What’s Up (Future) Doc? College Welcomes Class of 2022 to Campus

August 16, 2018 by Jennifer Nachbur

Whether it’s a passion, life experience, vocation or fate that brought them here, the first day of medical school is a major milestone for future doctors. The Larner College of Medicine at the University of Vermont Class of 2022 arrived on campus August 13 to participate in their first course – Orientation – and begin the process of filling their brains with the people, places and information that will support their journey to earning an M.D. over the next four years.

The 119 new medical students in the Class of 2022 are residents of 25 different states, with most hailing from Vermont (29), followed by Massachusetts (15), California (14), Connecticut (14) and New York (9). The class has a median undergraduate GPA of 3.7 and an average MCAT score of 510 (500 is average across U.S.).

But becoming a doctor takes so much more than smarts – compassion, communication, listening, clinical decision-making and more are among the many critically important skills students need to acquire and hone during their training. This week, they’re getting their first taste of all of that, including seeing their first patient on day one. (Check out the Class of 2022 Orientation schedule here.)

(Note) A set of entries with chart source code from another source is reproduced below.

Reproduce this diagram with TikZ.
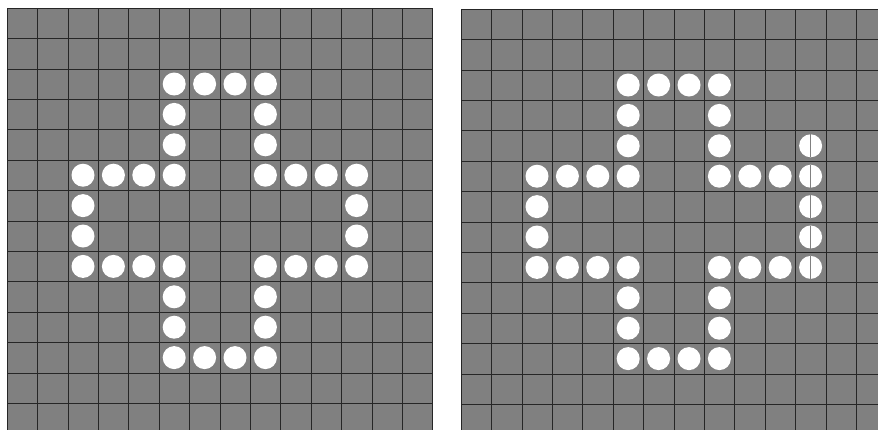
\documentclass[tikz,border=0pt]{standalone}
\usepackage{tikz}

\tikzset{
  board/.style={fill=gray},
  gridline/.style={black!85, line width=0.5pt},
  stone/.style={fill=white},
  cut/.style={draw=gray, line width=0.9pt},
}
% stones shared by both boards (column/row)
\newcommand{\ringstones}{5/2,6/2,7/2,8/2, 5/3,8/3, 5/4,8/4,
  2/5,3/5,4/5,5/5,8/5,9/5,10/5, 2/6, 2/7,
  2/8,3/8,4/8,5/8,8/8,9/8,10/8, 5/9,8/9, 5/10,8/10, 5/11,6/11,7/11,8/11}

\begin{document}
\begin{tikzpicture}[x=1pt,y=-1pt]
  \useasboundingbox (0,0) rectangle (878,429);
  \clip (0,0) rectangle (878,429);
  % left board
  \begin{scope}[shift={(7,8)}]
    \fill[board] (0,0) rectangle (425.6,425.6);
    \foreach \i in {0,...,14} {
      \draw[gridline] (\i*30.4,0) -- (\i*30.4,425.6);
      \draw[gridline] (0,\i*30.4) -- (425.6,\i*30.4);
    }
    \foreach \c/\r in \ringstones
      \fill[stone] ({(\c+0.5)*30.4},{(\r+0.5)*30.4}) circle (11.5);
    \foreach \r in {5,...,8}
      \fill[stone] ({11.5*30.4},{(\r+0.5)*30.4}) circle (11.5);
  \end{scope}
  % right board
  \begin{scope}[shift={(461,9)}]
    \fill[board] (0,0) rectangle (425.6,425.6);
    \foreach \i in {0,...,14} {
      \draw[gridline] (\i*30.4,0) -- (\i*30.4,425.6);
      \draw[gridline] (0,\i*30.4) -- (425.6,\i*30.4);
    }
    \foreach \c/\r in \ringstones
      \fill[stone] ({(\c+0.5)*30.4},{(\r+0.5)*30.4}) circle (11.5);
    \foreach \r in {4,...,8} { % split stones
      \fill[stone] ({11.5*30.4},{(\r+0.5)*30.4}) circle (11.5);
      \draw[cut] ({11.5*30.4},{(\r+0.5)*30.4-11.5}) -- ({11.5*30.4},{(\r+0.5)*30.4+11.5});
    }
  \end{scope}
\end{tikzpicture}
\end{document}
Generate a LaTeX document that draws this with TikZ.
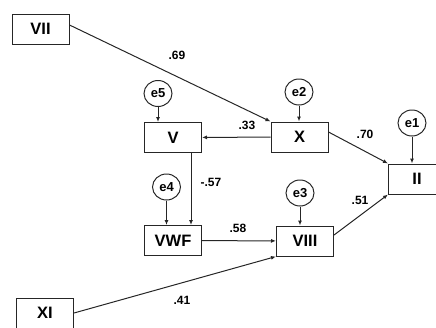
\documentclass[tikz,border=0pt]{standalone}
\usepackage{fontspec}
\setmainfont{Liberation Sans}
\usetikzlibrary{arrows.meta,shapes.geometric}

\begin{document}
\begin{tikzpicture}[x=1pt, y=-1pt,
  box/.style={draw=black!85, line width=1pt, minimum width=57pt, minimum height=30pt,
    inner sep=0pt, font=\fontsize{16.5}{16.5}\selectfont\bfseries},
  err/.style={draw=black!85, ellipse, line width=1pt, minimum width=28pt, minimum height=26pt,
    inner sep=0pt, font=\fontsize{13}{13}\selectfont\bfseries},
  arr/.style={-{Latex[length=5pt,width=4pt]}, draw=black!85, line width=1pt},
  coef/.style={font=\fontsize{12}{12}\selectfont\bfseries}]
  \useasboundingbox (0,0) rectangle (436,327);
  \clip (0,0) rectangle (436,327);
  % observed variables
  \node[box] (VII)  at (40.5,29)  {VII};
  \node[box] (V)    at (173,137.5) {V};
  \node[box] (X)    at (299.5,137) {X};
  \node[box] (II)   at (417,179)  {II};
  \node[box] (VWF)  at (173,240.5) {VWF};
  \node[box] (VIII) at (305,241)  {VIII};
  \node[box] (XI)   at (45,313)   {XI};
  % error terms
  \node[err] (e5) at (158,93.5) {e5};
  \node[err] (e2) at (299,92)   {e2};
  \node[err] (e1) at (412,123)  {e1};
  \node[err] (e4) at (166.5,187) {e4};
  \node[err] (e3) at (300,193)  {e3};
  \foreach \e/\v in {e5/V, e2/X, e1/II, e4/VWF, e3/VIII}
    \draw[arr] (\e) -- (\e |- \v.north);
  % paths
  \draw[arr] ([yshift=4pt]VII.east) -- (X.north west);
  \draw[arr] (X) -- (V);
  \draw[arr] ([yshift=5pt]X.east) -- (II.north west);
  \draw[arr] ([xshift=18pt]V.south) -- ([xshift=18pt]VWF.north);
  \draw[arr] (VWF) -- (VIII);
  \draw[arr] ([yshift=6pt]VIII.east) -- (II.south west);
  \draw[arr] (XI.east) -- (VIII.south west);
  % coefficients
  \node[coef] at (177,55)  {.69};
  \node[coef] at (247,125) {.33};
  \node[coef] at (365,134) {.70};
  \node[coef] at (211,182) {-.57};
  \node[coef] at (238,228) {.58};
  \node[coef] at (360,200) {.51};
  \node[coef] at (182,300) {.41};
\end{tikzpicture}
\end{document}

Find out what sparked an interest in medicine in three of our newest students:

  • Growing up with a mother diagnosed with schizophrenia in a low-income household in Houston, Texas, Marine Corps veteran Jose Calderon’s only access to healthcare was through free mobile clinics. A graduate of the University of Southern California, Calderon helped low-income students attain their U.S. citizenship and hone their U.S. history and English grammar knowledge as a volunteer at the Citizenship Department at the Central American Resource Center. He says his “combat deployment to Afghanistan not only taught me that life is fragile, but also placed high value on being a leader in the community.”
  • Isaac de la Bruere grew up in Colchester, Vt., the son of a mother with deep French Canadian roots and a father from the northeast African country of Eritrea. As a person of color, he struggled with people’s perceptions of what he could and couldn’t do, but after completing a two-year Sports Medicine program at Burlington Technical Center during high school, he proved to himself that he could excel academically. Two trips to Ethiopia helped build a relationship with his grandparents and family, giving him a sense of connection he’d been lacking. A founder of UVM’s Minority Association of Premedical Students club, he says “I got a lot of help from other students, faculty and staff. Now I’d like to pay it forward and inspire people to think about themselves in a way they hadn’t thought of before.”
  • Morrisville, Vt. native Jenna Wells had childhood epilepsy, and because of it, she “was always curious and wanted to learn more.” She earned a degree in health science from Long Island’s Stony Brook University and immersed herself in health-related experiences, including a medical mission in Panama, caring for the elderly, and working and conducting research in the emergency department at UVM Medical Center. The first generation college graduate says “becoming a physician at UVM is a dream come true.”

Members of the Class of 2022 will receive their first white doctors’ coats at the White Coat Ceremony in UVM’s Ira Allen Chapel on October 5, 2018.